▶ **WHAT YOU NEED TO DO**
Return, without pictures, the lines from the start of the data through the one that contains "const amideCutoffFrom = 92.6;".

START PROVIDED MATERIAL

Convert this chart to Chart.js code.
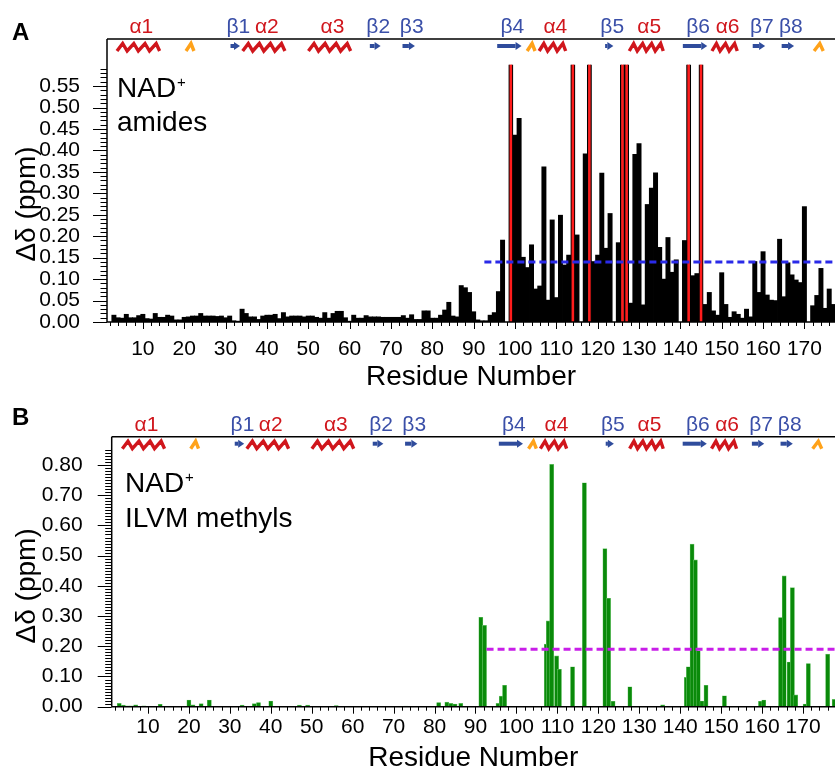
<!DOCTYPE html>
<html><head><meta charset="utf-8">
<script src="https://cdn.jsdelivr.net/npm/chart.js@4.4.1/dist/chart.umd.min.js"></script>
<style>
html,body{margin:0;padding:0;background:#fff;}
#wrap{position:relative;width:835px;height:771px;overflow:hidden;}
canvas{position:absolute;left:0;}
#cA{top:0;} #cB{top:400px;}
</style></head><body>
<div id="wrap">
<canvas id="cA" width="835" height="400"></canvas>
<canvas id="cB" width="835" height="371"></canvas>
</div>
<script>
// ---------------- DATA ----------------
const amideResidues = Array.from({length: 175}, (_, i) => i + 3); // residues 3..177
const amideShifts = [
 0.016,0.010,0.009,0.018,0.010,0.010,0.015,0.018,0.008,0.007,
 0.020,0.011,0.011,0.016,0.014,0.005,0.005,0.011,0.012,0.014,
 0.014,0.020,0.014,0.014,0.014,0.013,0.014,0.010,0.014,0.003,
 0.002,0.030,0.020,0.012,0.012,0.006,0.014,0.016,0.016,0.018,
 0.008,0.022,0.012,0.014,0.014,0.014,0.012,0.014,0.014,0.011,
 0.009,0.022,0.009,0.020,0.025,0.025,0.010,0.002,0.016,0.009,
 0.009,0.015,0.012,0.012,0.012,0.011,0.011,0.011,0.011,0.011,
 0.015,0.009,0.017,0.006,0.006,0.026,0.026,0.009,0.009,0.016,
 0.028,0.046,0.014,0.012,0.085,0.080,0.069,0.024,0.005,0.003,
 0.003,0.016,0.022,0.071,0.191,null,null,0.436,0.475,0.151,
 0.127,0.180,0.077,0.084,0.362,0.051,0.238,0.057,0.249,0.133,
 0.156,null,0.203,null,0.392,null,0.141,0.156,0.347,0.172,
 0.253,null,0.185,null,null,0.044,0.391,0.416,0.040,0.274,
 0.312,0.348,0.174,0.100,0.197,0.116,0.145,null,0.190,null,
 0.108,0.113,null,0.041,0.069,0.026,0.016,0.115,0.041,0.011,
 0.024,0.018,0.009,0.030,0.012,0.141,0.069,0.164,0.063,0.051,
 0.050,0.193,0.059,0.138,0.110,0.098,0.092,0.269,null,0.038,
 0.062,0.125,0.032,0.077,0.041
];
const broadenedResidues = [99, 114, 118, 126, 127, 142, 145];
const broadenedShift = 0.6;
const amideCutoff = 0.14;
const amideCutoffFrom = 92.6;

const methylPositions = [3,4,5,6,7,9,13,20,21,23,25,33,36,37,40,47,49,56,73,81,
 83,84,85,86.4,91.3,92.2,95.5,96.3,97.1,107.3,107.8,108.6,109.8,110.5,113.7,116.6,121.6,122.5,123.6,127.7,
 135.7,141.5,142.0,142.9,143.7,144.4,145.3,146.3,150.8,159.6,160.4,164.5,165.4,166.6,167.4,168.2,170.5,171.3,176.0,177.6];
const methylShifts = [0.011,0.005,0.003,0.003,0.006,0.003,0.008,0.022,0.006,0.010,0.022,0.005,0.010,0.014,0.019,0.005,0.005,0.004,0.002,0.014,
 0.015,0.011,0.009,0.011,0.296,0.269,0.011,0.035,0.071,0.207,0.284,0.802,0.168,0.124,0.132,0.741,0.523,0.359,0.018,0.066,
 0.006,0.097,0.132,0.538,0.486,0.185,0.019,0.071,0.036,0.018,0.022,0.295,0.433,0.148,0.394,0.039,0.009,0.143,0.174,0.024];
const methylCutoff = 0.19;
const methylCutoffFrom = 92.7;

const residueTicks = [10,20,30,40,50,60,70,80,90,100,110,120,130,140,150,160,170];
const amideTicks = [0,0.05,0.10,0.15,0.20,0.25,0.30,0.35,0.40,0.45,0.50,0.55];
const methylTicks = [0,0.10,0.20,0.30,0.40,0.50,0.60,0.70,0.80];

// secondary structure (residue ranges)
const ssNames = ['α1','3₁₀','β1','α2','α3','β2','β3','β4','3₁₀','α4','β5','α5','β6','α6','β7','β8','3₁₀'];
const ssType  = ['H','G','E','H','H','E','E','E','G','H','E','H','E','H','E','E','G'];
const ssStart = [3.5,20.2,31.2,33.9,49.8,64.9,72.8,95.7,102.7,105.6,121.8,127.4,140.6,147.4,157.5,164.5,172.1];
const ssEnd   = [14.3,22.6,33.5,44.6,60.5,67.5,75.8,101.6,105.1,112.5,123.8,136.1,146.5,154.0,160.5,167.5,174.8];
const ssTurns = [4,1,0,4,4,0,0,0,1,3,0,4,0,3,0,0,1];

// ---------------- DRAWING ----------------
const FONT = '"Liberation Sans", Arial, Helvetica, sans-serif';

function drawSS(ctx, x, top) {
  const y0 = top + 3, y1 = top + 12, yc = top + 7;
  for (let i = 0; i < ssNames.length; i++) {
    const a = x.getPixelForValue(ssStart[i]);
    const b = x.getPixelForValue(ssEnd[i]);
    const t = ssType[i];
    if (t === 'H' || t === 'G') {
      const n = ssTurns[i];
      const w = (b - a) / n;
      ctx.strokeStyle = t === 'H' ? '#d0161c' : '#ffa21a';
      ctx.lineWidth = 3.4;
      ctx.lineJoin = 'miter';
      ctx.lineCap = 'butt';
      ctx.beginPath();
      ctx.moveTo(a + 1, y1);
      for (let k = 0; k < n; k++) {
        ctx.lineTo(a + (k + 0.6) * w, y0 + 1.5);
        ctx.lineTo(a + (k + 1) * w - (k === n - 1 ? 1 : 0), y1);
      }
      ctx.stroke();
    } else {
      ctx.fillStyle = '#2f4c9c';
      const head = Math.min(6, b - a);
      if (b - a - head > 0) ctx.fillRect(a, yc - 2, b - a - head, 4);
      ctx.beginPath();
      ctx.moveTo(b - head, yc - 4);
      ctx.lineTo(b, yc);
      ctx.lineTo(b - head, yc + 4);
      ctx.closePath();
      ctx.fill();
    }
  }
  ctx.font = '21px ' + FONT;
  ctx.textAlign = 'center';
  ctx.textBaseline = 'alphabetic';
  for (let i = 0; i < ssNames.length; i++) {
    if (ssType[i] === 'G') continue;
    const c = (x.getPixelForValue(ssStart[i]) + x.getPixelForValue(ssEnd[i])) / 2 + 3;
    ctx.fillStyle = ssType[i] === 'H' ? '#d0161c' : '#3a4fa8';
    ctx.fillText(ssNames[i], c, top - 6);
  }
}

function makeDecor(cfg) {
  return {
    id: 'decor' + cfg.letter,
    afterDraw(chart) {
      const {ctx, chartArea: ca, scales: {x, y}} = chart;
      ctx.save();
      ctx.strokeStyle = '#000';
      ctx.lineWidth = 1.5;
      ctx.beginPath();
      ctx.moveTo(ca.left, ca.top); ctx.lineTo(ca.right, ca.top);
      ctx.moveTo(ca.left, ca.top); ctx.lineTo(ca.left, ca.bottom);
      ctx.moveTo(ca.left, ca.bottom); ctx.lineTo(ca.right, ca.bottom);
      ctx.stroke();
      ctx.lineWidth = 1;
      ctx.beginPath();
      for (let k = 0; k <= cfg.yMinorCount; k++) {
        const py = Math.round(y.getPixelForValue(k * 0.01)) + 0.5;
        const len = (k % cfg.yMajorEvery === 0) ? 14 : 6.5;
        ctx.moveTo(ca.left, py); ctx.lineTo(ca.left - len, py);
      }
      for (let r = 2; r <= 176; r += 2) {
        const px = Math.round(x.getPixelForValue(r)) + 0.5;
        if (px < ca.left) continue;
        const len = (r % 10 === 0) ? 7 : 4;
        ctx.moveTo(px, ca.bottom); ctx.lineTo(px, ca.bottom + len);
      }
      ctx.stroke();
      drawSS(ctx, x, ca.top);
      ctx.fillStyle = '#000';
      ctx.textAlign = 'left';
      ctx.font = 'bold 24px ' + FONT;
      ctx.fillText(cfg.letter, 12, cfg.letterY);
      ctx.font = '28px ' + FONT;
      ctx.fillText('NAD', cfg.textX, cfg.textY1);
      const w = ctx.measureText('NAD').width;
      ctx.font = '15px ' + FONT;
      ctx.fillText('+', cfg.textX + w + 1, cfg.textY1 - 10);
      ctx.font = '28px ' + FONT;
      ctx.fillText(cfg.line2, cfg.textX, cfg.textY2);
      ctx.textAlign = 'center';
      ctx.fillText('Residue Number', (ca.left + ca.right) / 2, cfg.xTitleY);
      ctx.save();
      ctx.translate(cfg.yTitleX, (y.getPixelForValue(0) + y.getPixelForValue(cfg.yTitleTop)) / 2);
      ctx.rotate(-Math.PI / 2);
      ctx.textBaseline = 'middle';
      ctx.fillText('Δδ (ppm)', 0, 0);
      ctx.restore();
      ctx.restore();
    }
  };
}

function axes(cfg) {
  return {
    x: {
      type: 'linear', min: cfg.xmin, max: cfg.xmax, offset: false,
      grid: {display: false}, border: {display: false},
      afterBuildTicks: s => { s.ticks = residueTicks.map(v => ({value: v})); },
      ticks: {font: {family: FONT, size: 21}, color: '#000', padding: cfg.xPad, maxRotation: 0, autoSkip: false,
              callback: v => String(v)},
      afterFit: s => { s.height = cfg.xH; }
    },
    y: {
      type: 'linear', min: 0, max: cfg.ymax,
      grid: {display: false}, border: {display: false},
      afterBuildTicks: s => { s.ticks = cfg.yTicks.map(v => ({value: v})); },
      ticks: {font: {family: FONT, size: 21}, color: '#000', padding: cfg.yPad, autoSkip: false,
              callback: v => v.toFixed(2)},
      afterFit: s => { s.width = cfg.yW; }
    }
  };
}

Chart.defaults.animation = false;

new Chart(document.getElementById('cA'), {
  type: 'bar',
  data: {
    datasets: [
      {type: 'line', data: [{x: amideCutoffFrom, y: amideCutoff}, {x: 178, y: amideCutoff}],
       borderColor: '#2a2ae8', borderWidth: 3, borderDash: [7, 4], pointRadius: 0, order: 0},
      {data: broadenedResidues.map(r => ({x: r, y: broadenedShift})), grouped: false,
       backgroundColor: '#ff1c1c', borderColor: '#000', borderWidth: {left: 1.2, right: 1.2, top: 0, bottom: 0},
       borderSkipped: false, barThickness: 4.3, order: 1},
      {data: amideResidues.map((r, i) => ({x: r, y: amideShifts[i]})), grouped: false,
       backgroundColor: '#000', borderWidth: 0, barThickness: 4.3, order: 2}
    ]
  },
  options: {
    responsive: false, devicePixelRatio: 1, animation: false,
    layout: {padding: {top: 39, left: 0, right: 0, bottom: 0}, autoPadding: false},
    plugins: {legend: {display: false}, tooltip: {enabled: false}},
    scales: axes({xmin: 1.33, xmax: 177.4, ymax: 0.6597, yTicks: amideTicks, xPad: 7, yPad: 19, xH: 78, yW: 107})
  },
  plugins: [makeDecor({letter: 'A', letterY: 40, textX: 117, textY1: 97, textY2: 131, line2: 'amides',
                       xTitleY: 385, yTitleX: 27, yTitleTop: 0.55, yMinorCount: 59, yMajorEvery: 5})]
});

new Chart(document.getElementById('cB'), {
  type: 'bar',
  data: {
    datasets: [
      {type: 'line', data: [{x: methylCutoffFrom, y: methylCutoff}, {x: 178, y: methylCutoff}],
       borderColor: '#c81ee8', borderWidth: 3, borderDash: [7, 4], pointRadius: 0, order: 0},
      {data: methylPositions.map((r, i) => ({x: r, y: methylShifts[i]})), grouped: false,
       backgroundColor: '#0a8a0a', borderColor: '#6cc46c', borderWidth: 0.6,
       barThickness: 4.1, order: 1}
    ]
  },
  options: {
    responsive: false, devicePixelRatio: 1, animation: false,
    layout: {padding: {top: 36.7, left: 0, right: 0, bottom: 0}, autoPadding: false},
    plugins: {legend: {display: false}, tooltip: {enabled: false}},
    scales: axes({xmin: 1.15, xmax: 177.8, ymax: 0.8937, yTicks: methylTicks, xPad: 0, yPad: 21, xH: 64.3, yW: 111.7})
  },
  plugins: [makeDecor({letter: 'B', letterY: 25, textX: 125, textY1: 92, textY2: 127, line2: 'ILVM methyls',
                       xTitleY: 366, yTitleX: 27, yTitleTop: 0.80, yMinorCount: 85, yMajorEvery: 10})]
});
</script>
</body></html>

END PROVIDED MATERIAL

▶ **RESULT OF THE EXERCISE**
Convert this chart to Chart.js code.
<!DOCTYPE html>
<html><head><meta charset="utf-8">
<script src="https://cdn.jsdelivr.net/npm/chart.js@4.4.1/dist/chart.umd.min.js"></script>
<style>
html,body{margin:0;padding:0;background:#fff;}
#wrap{position:relative;width:835px;height:771px;overflow:hidden;}
canvas{position:absolute;left:0;}
#cA{top:0;} #cB{top:400px;}
</style></head><body>
<div id="wrap">
<canvas id="cA" width="835" height="400"></canvas>
<canvas id="cB" width="835" height="371"></canvas>
</div>
<script>
// ---------------- DATA ----------------
const amideResidues = Array.from({length: 175}, (_, i) => i + 3); // residues 3..177
const amideShifts = [
 0.016,0.010,0.009,0.018,0.010,0.010,0.015,0.018,0.008,0.007,
 0.020,0.011,0.011,0.016,0.014,0.005,0.005,0.011,0.012,0.014,
 0.014,0.020,0.014,0.014,0.014,0.013,0.014,0.010,0.014,0.003,
 0.002,0.030,0.020,0.012,0.012,0.006,0.014,0.016,0.016,0.018,
 0.008,0.022,0.012,0.014,0.014,0.014,0.012,0.014,0.014,0.011,
 0.009,0.022,0.009,0.020,0.025,0.025,0.010,0.002,0.016,0.009,
 0.009,0.015,0.012,0.012,0.012,0.011,0.011,0.011,0.011,0.011,
 0.015,0.009,0.017,0.006,0.006,0.026,0.026,0.009,0.009,0.016,
 0.028,0.046,0.014,0.012,0.085,0.080,0.069,0.024,0.005,0.003,
 0.003,0.016,0.022,0.071,0.191,null,null,0.436,0.475,0.151,
 0.127,0.180,0.077,0.084,0.362,0.051,0.238,0.057,0.249,0.133,
 0.156,null,0.203,null,0.392,null,0.141,0.156,0.347,0.172,
 0.253,null,0.185,null,null,0.044,0.391,0.416,0.040,0.274,
 0.312,0.348,0.174,0.100,0.197,0.116,0.145,null,0.190,null,
 0.108,0.113,null,0.041,0.069,0.026,0.016,0.115,0.041,0.011,
 0.024,0.018,0.009,0.030,0.012,0.141,0.069,0.164,0.063,0.051,
 0.050,0.193,0.059,0.138,0.110,0.098,0.092,0.269,null,0.038,
 0.062,0.125,0.032,0.077,0.041
];
const broadenedResidues = [99, 114, 118, 126, 127, 142, 145];
const broadenedShift = 0.6;
const amideCutoff = 0.14;
const amideCutoffFrom = 92.6;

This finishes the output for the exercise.